The normative framework of assimilation in the North dictated that if one became a Muslim, was Arabic speaking, culturally Arabized, and could claim a genealogical link to an Arab ancestry, one was elevated to a status of respectability and dignity. In sharp contrast, if one were black, one was labeled as a "heathen," and cast into the denigrated category of slaves or enslavables. Islam and Arabism, therefore, allowed people to pass as Arabs, with marginal regard to the color of the skin. However, skin color remained important, for one must not be too dark, as black was considered the color of slaves, nor too light, as that indicated connection with the European infidels, or the Hallab, a gypsy-type racial category. Even the color of the white Arabs was considered undesirable. One had to be the right color of brown to join the honored class. The standard color of the Sudanese "Arabs" is therefore akhdar, which translates to "green," actually the brown color that is representative of the northern hybrid race. As the South was the hunting ground for slaves, this assimilation process was confined to the North and southern identity remained one of resistance.

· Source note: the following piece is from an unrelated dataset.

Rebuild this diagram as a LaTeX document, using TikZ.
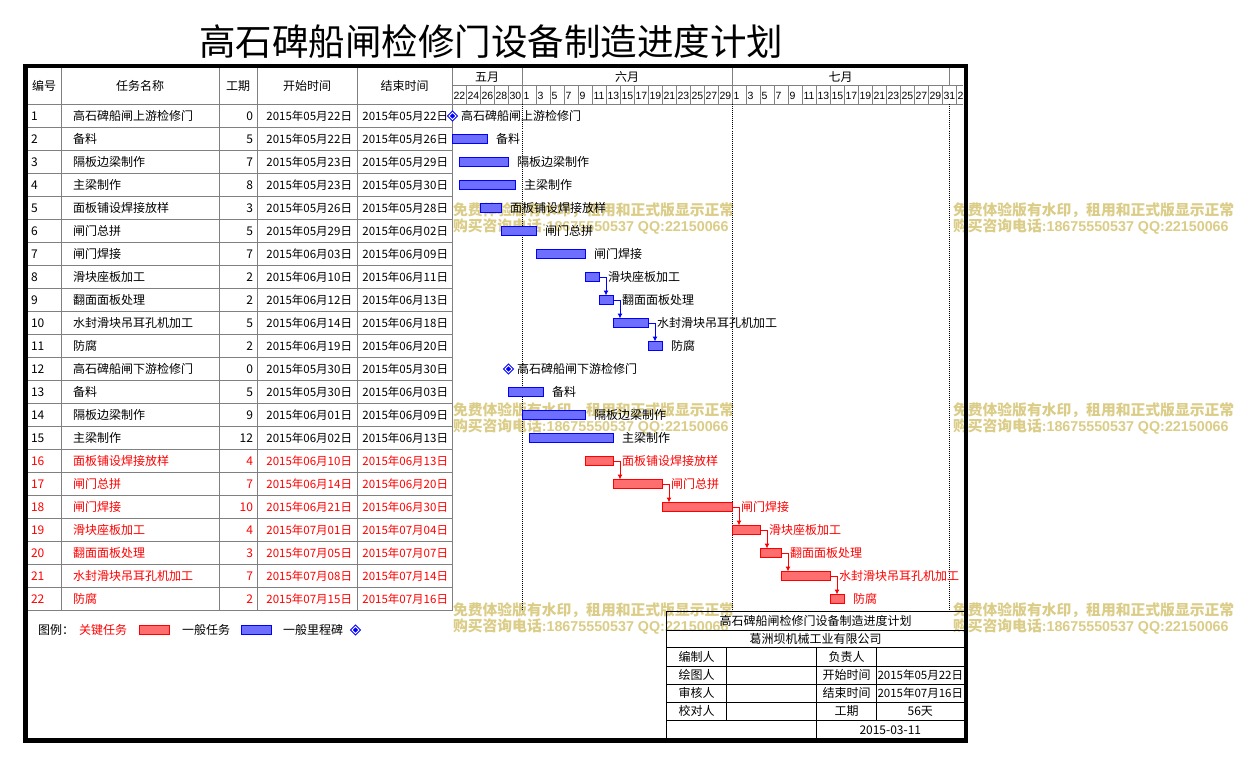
\documentclass[tikz,border=0pt]{standalone}
\usepackage{fontspec}
\setmainfont{Noto Sans CJK SC}
\newfontfamily\latinfont{Liberation Sans}
\usetikzlibrary{shapes.geometric,arrows.meta}
\definecolor{gridc}{RGB}{128,128,128}
\definecolor{wmc}{RGB}{219,205,135}
\definecolor{bfill}{RGB}{110,110,255}
\definecolor{rfill}{RGB}{255,110,110}
\definecolor{tred}{RGB}{255,0,0}
\tikzset{
  every node/.style={inner sep=0pt, outer sep=0pt},
  tx/.style={font=\fontsize{12pt}{12pt}\selectfont, text height=10.5pt, text depth=1.5pt},
  dt/.style={font=\fontsize{11.5pt}{12pt}\selectfont, text height=10pt, text depth=1.5pt},
  daytx/.style={font=\latinfont\fontsize{10.5pt}{11pt}\selectfont, text height=7.6pt, text depth=0pt, anchor=west},
  wmtx/.style={font=\bfseries\fontsize{14.8pt}{15pt}\selectfont, text=wmc, anchor=west, text height=12.8pt, text depth=1.8pt},
  gline/.style={draw=gridc, line width=1pt},
  bline/.style={draw=black, line width=1pt},
  mdot/.style={draw=black, line width=1pt, dash pattern=on 1pt off 1pt},
  gbar/.style={rectangle, line width=1pt, minimum height=9pt, anchor=west},
  nbar/.style={gbar, draw=blue, fill=bfill},
  kbar/.style={gbar, draw=tred, fill=rfill},
  mile/.style={diamond, draw=blue, line width=1pt, double=white, double distance=1pt, fill=blue, minimum width=7pt, minimum height=7pt},
  conn/.style={line width=1pt, -{Latex[length=5pt,width=5pt]}},
}
\begin{document}
\begin{tikzpicture}[x=1pt,y=-1pt]
\fill[white] (0,0) rectangle (1236,765);
\useasboundingbox (0,0) rectangle (1236,765);

% watermarks
\foreach \wx/\wy in {453/209.5,953/209.5,453/409.5,953/409.5,453/609.5,953/609.5}{
  \node[wmtx] (wa-\wx-\wy) at (\wx,\wy) {免费体验版有水印，租用和正式版显示正常};
  \node[wmtx] (wb-\wx-\wy) at (\wx,\wy+16) {购买咨询电话{\latinfont\bfseries\fontsize{14.3pt}{15pt}\selectfont:18675550537 QQ:22150066}};
}

% title
\node[font=\fontsize{36.5pt}{37pt}\selectfont] (ttl) at (491,42) {高石碑船闸检修门设备制造进度计划};

% table grid
\foreach \k in {0,...,22}{
  \draw[gline] (27,104.5+23*\k) -- (452.5,104.5+23*\k);
}
\draw[gline] (452.5,104.5) -- (963,104.5);
\draw[gline] (452.5,86) -- (963,86);
\foreach \cx in {61,219,257,357,452.5}{
  \draw[gline] (\cx,68) -- (\cx,610.5);
}
\foreach \mx in {522,732,949}{
  \draw[gline] (\mx,68) -- (\mx,86);
}
\foreach \k in {1,...,36}{
  \draw[gline] (452.5+14*\k,86) -- (452.5+14*\k,104.5);
}
\foreach \mx in {522,732,949}{
  \draw[mdot] (\mx,104.5) -- (\mx,610.5);
}

% header
\node[tx] (h1) at (44,86) {编号};
\node[tx] (h2) at (140,86) {任务名称};
\node[tx] (h3) at (238,86) {工期};
\node[tx] (h4) at (307,86) {开始时间};
\node[tx] (h5) at (404.5,86) {结束时间};
\node[tx] (m5) at (487,77) {五月};
\node[tx] (m6) at (627,77) {六月};
\node[tx] (m7) at (840.5,77) {七月};
\foreach \k/\dd in {0/22,1/24,2/26,3/28,4/30,5/1,6/3,7/5,8/7,9/9,10/11,11/13,12/15,13/17,14/19,15/21,16/23,17/25,18/27,19/29,20/1,21/3,22/5,23/7,24/9,25/11,26/13,27/15,28/17,29/19,30/21,31/23,32/25,33/27,34/29,35/31,36/2}{
  \node[daytx] (dy\k) at (452.5+14*\k+1,95.5) {\dd};
}

% table rows
\foreach \i/\nm/\du/\sd/\ed in {
1/高石碑船闸上游检修门/0/2015年05月22日/2015年05月22日,
2/备料/5/2015年05月22日/2015年05月26日,
3/隔板边梁制作/7/2015年05月23日/2015年05月29日,
4/主梁制作/8/2015年05月23日/2015年05月30日,
5/面板铺设焊接放样/3/2015年05月26日/2015年05月28日,
6/闸门总拼/5/2015年05月29日/2015年06月02日,
7/闸门焊接/7/2015年06月03日/2015年06月09日,
8/滑块座板加工/2/2015年06月10日/2015年06月11日,
9/翻面面板处理/2/2015年06月12日/2015年06月13日,
10/水封滑块吊耳孔机加工/5/2015年06月14日/2015年06月18日,
11/防腐/2/2015年06月19日/2015年06月20日,
12/高石碑船闸下游检修门/0/2015年05月30日/2015年05月30日,
13/备料/5/2015年05月30日/2015年06月03日,
14/隔板边梁制作/9/2015年06月01日/2015年06月09日,
15/主梁制作/12/2015年06月02日/2015年06月13日,
16/面板铺设焊接放样/4/2015年06月10日/2015年06月13日,
17/闸门总拼/7/2015年06月14日/2015年06月20日,
18/闸门焊接/10/2015年06月21日/2015年06月30日,
19/滑块座板加工/4/2015年07月01日/2015年07月04日,
20/翻面面板处理/3/2015年07月05日/2015年07月07日,
21/水封滑块吊耳孔机加工/7/2015年07月08日/2015年07月14日,
22/防腐/2/2015年07月15日/2015年07月16日}{
  \pgfmathsetmacro\yc{116+23*(\i-1)}
  \def\tc{black}
  \ifnum\i>15 \def\tc{tred}\fi
  \node[tx, text=\tc, anchor=west] (n\i) at (31,\yc) {\i};
  \node[tx, text=\tc, anchor=west] (t\i) at (73,\yc) {\nm};
  \node[tx, text=\tc, anchor=east] (d\i) at (253,\yc) {\du};
  \node[dt, text=\tc, anchor=east] (s\i) at (352,\yc) {\sd};
  \node[dt, text=\tc, anchor=east] (e\i) at (448,\yc) {\ed};
}

% gantt bars
\foreach \i/\a/\b/\lab in {2/0/5/备料,3/1/8/隔板边梁制作,4/1/9/主梁制作,5/4/7/面板铺设焊接放样,6/7/12/闸门总拼,7/12/19/闸门焊接,8/19/21/滑块座板加工,9/21/23/翻面面板处理,10/23/28/水封滑块吊耳孔机加工,11/28/30/防腐,13/8/13/备料,14/10/19/隔板边梁制作,15/11/23/主梁制作,16/19/23/面板铺设焊接放样,17/23/30/闸门总拼,18/30/40/闸门焊接,19/40/44/滑块座板加工,20/44/47/翻面面板处理,21/47/54/水封滑块吊耳孔机加工,22/54/56/防腐}{
  \pgfmathsetmacro\yc{116+23*(\i-1)}
  \pgfmathsetmacro\xa{452+7*\a}
  \pgfmathsetmacro\bw{7*(\b-\a)}
  \ifnum\i>15
    \node[kbar, minimum width=\bw pt] (b\i) at (\xa,\yc) {};
    \node[tx, text=tred, anchor=west] (l\i) at ([xshift=9pt]b\i.east) {\lab};
  \else
    \node[nbar, minimum width=\bw pt] (b\i) at (\xa,\yc) {};
    \node[tx, anchor=west] (l\i) at ([xshift=9pt]b\i.east) {\lab};
  \fi
}
\node[mile] (b1) at (452.5,116) {};
\node[tx, anchor=west] (l1) at (461,116) {高石碑船闸上游检修门};
\node[mile] (b12) at (508.5,369) {};
\node[tx, anchor=west] (l12) at (517,369) {高石碑船闸下游检修门};

% connectors
\foreach \p/\s in {8/9,9/10,10/11}{
  \draw[conn, blue] (b\p.east) -| ([xshift=7pt]b\s.north west);
}
\foreach \p/\s in {16/17,17/18,18/19,19/20,20/21,21/22}{
  \draw[conn, tred] (b\p.east) -| ([xshift=7pt]b\s.north west);
}

% legend
\node[tx, anchor=west] (lg0) at (38,630) {图例：};
\node[tx, anchor=west, text=tred] (lg1) at (79,630) {关键任务};
\node[kbar, minimum width=30pt] (lg2) at (139,630) {};
\node[tx, anchor=west] (lg3) at (182,630) {一般任务};
\node[nbar, minimum width=30pt] (lg4) at (241,630) {};
\node[tx, anchor=west] (lg5) at (283,630) {一般里程碑};
\node[mile] (lg6) at (355.5,630) {};

% title block
\draw[bline] (666,611.5) -- (964,611.5);
\draw[bline] (666,611.5) -- (666,740);
\foreach \ty in {630,647.7,666,684.3,702.3,720}{
  \draw[bline] (666,\ty) -- (964,\ty);
}
\draw[bline] (726.7,647.7) -- (726.7,720);
\draw[bline] (816.7,647.7) -- (816.7,740);
\draw[bline] (876.7,647.7) -- (876.7,720);
\node[tx] (tb1) at (815.5,621) {高石碑船闸检修门设备制造进度计划};
\node[tx] (tb2) at (815.5,639) {葛洲坝机械工业有限公司};
\node[tx] (tc1) at (696.5,657) {编制人};
\node[tx] (tc2) at (696.5,675.2) {绘图人};
\node[tx] (tc3) at (696.5,693.3) {审核人};
\node[tx] (tc4) at (696.5,711.2) {校对人};
\node[tx] (td1) at (846.7,657) {负责人};
\node[tx] (td2) at (846.7,675.2) {开始时间};
\node[tx] (td3) at (846.7,693.3) {结束时间};
\node[tx] (td4) at (846.7,711.2) {工期};
\node[dt] (te2) at (920.3,675.2) {2015年05月22日};
\node[dt] (te3) at (920.3,693.3) {2015年07月16日};
\node[tx] (te4) at (920.3,711.2) {56天};
\node[tx] (tf) at (890.3,729.5) {2015-03-11};

% outer frame
\draw[line width=4.5pt] (25.3,66) rectangle (966,740.5);
\end{tikzpicture}
\end{document}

The North-South dichotomy was reinforced by all the regimes that ruled the country. The Turko-Egyptian Administration (1821-1885) was the first to create a semblance of a state, although it could not fully control the South. The Mahdist revolution that overthrew the Turko-Egyptian rule in 1885 established a theocratic Muslim state, but still could not subdue the South. The Anglo-Egyptian conquest in 1898 established the Condominium Administration in which the British, the dominant partner, administered the country as two separate entities, encouraged Arabism and Islam in the North, and isolated the South, leaving it to develop along traditional African lines. While the North developed economically, politically, and socially, the South was neglected, except for rudimentary educational and health services provided by Christian missionaries. As the Sudan approached independence, because of pressure from the North and Egypt, the British suddenly reversed the policy of separate development in favor of a unitary state, with centralized administration and no safeguards for the vulnerable people of the South.